The Little Table by Jeff (1995)
Rejected 1. To refuse to recognize or give affection to (a person). I think everyone has felt rejected sometime in there lives. It is one of the worst feelings that anyone can experience. It has many forms and ways of being expressed. The type of rejection I hate the most is when people don’t recognize you are there. One example of this is when a person comes to a new school. Many times little groups or clicks already exist and are not very open to new comers. They just ignore you, pretending not to see you. You know they see you and they know it too, but they don’t think of how you feel. There are many other forms of rejection which I will not mention, but I will tell you a story about a time when I felt the exact same kind of rejection stated above.
This story started about eight years ago and lasted until last November. The rejection was from my own family, the worst possible source. Not only my close family, but also my grandparents, aunts, uncles, and cousins. Luckily it only happened once a year. Once a gear on the same day at the same time at the same place by the same people. It was at Thanksgiving dinner. It occurred over and over again, year after year. I call it the little table. It was a table in a separate room then the main dinning table. The chairs where small and uncomfortable and the table was not tall enough for a person my side.

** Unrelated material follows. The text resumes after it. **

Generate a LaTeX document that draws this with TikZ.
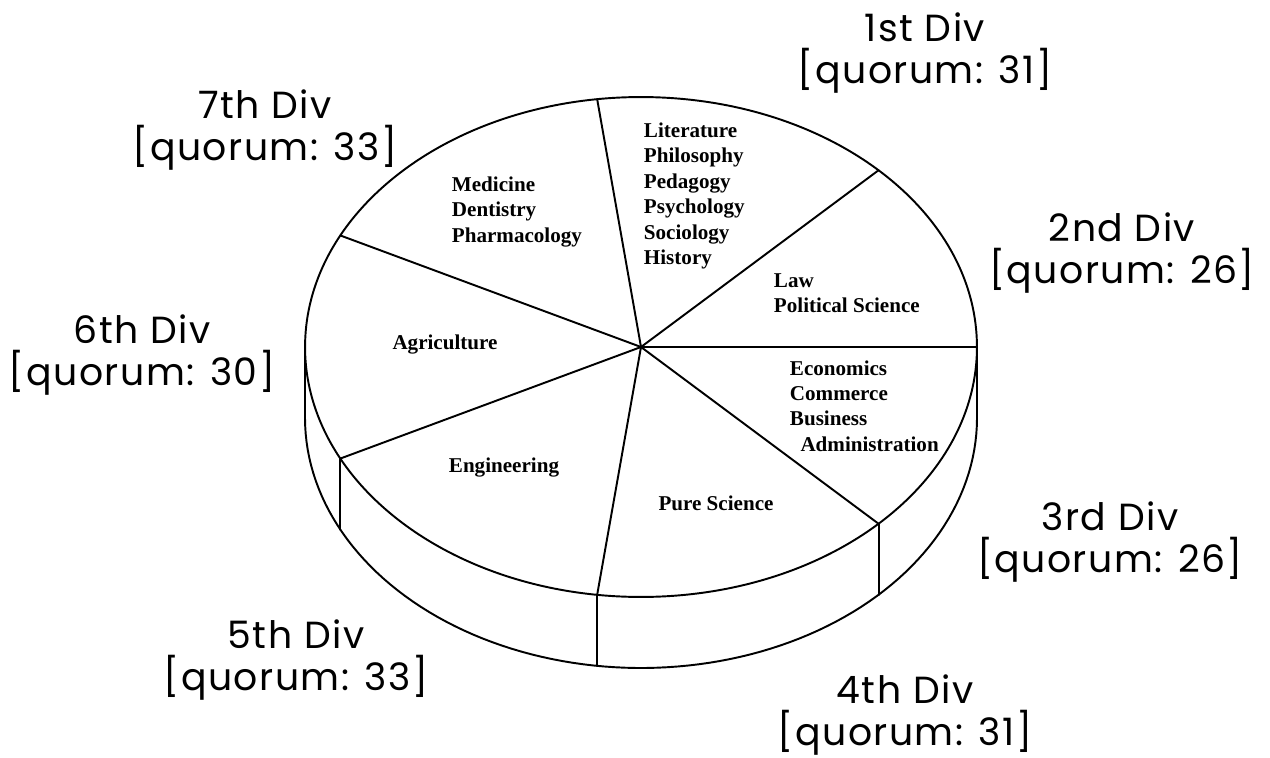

A long time ago when I was just a little tike I sat at the big table. I had older cousins and younger cousins but none around my age. A couple of the older cousins got married and of course there wives would get to sit at the table with them so the rest of the family pushed me, there own flesh and blood, on to the little table with my younger cousins. The first couple of years it was OK, but when I got older it got annoying. I knew my family loved me but they all failed to recognize that the table was six sizes to small for me and they failed to recognize that I had to eat with out talking because a bunch of little kids don’t hold a dinner conversation very well. I thought they would eventually see this, but they didn’t. Last year I had enough so I told the head cook, my grandmother, that I would like to sit at the table with the older relatives. I got a spot on the corner. It isn’t the best but now I have my foot in the door.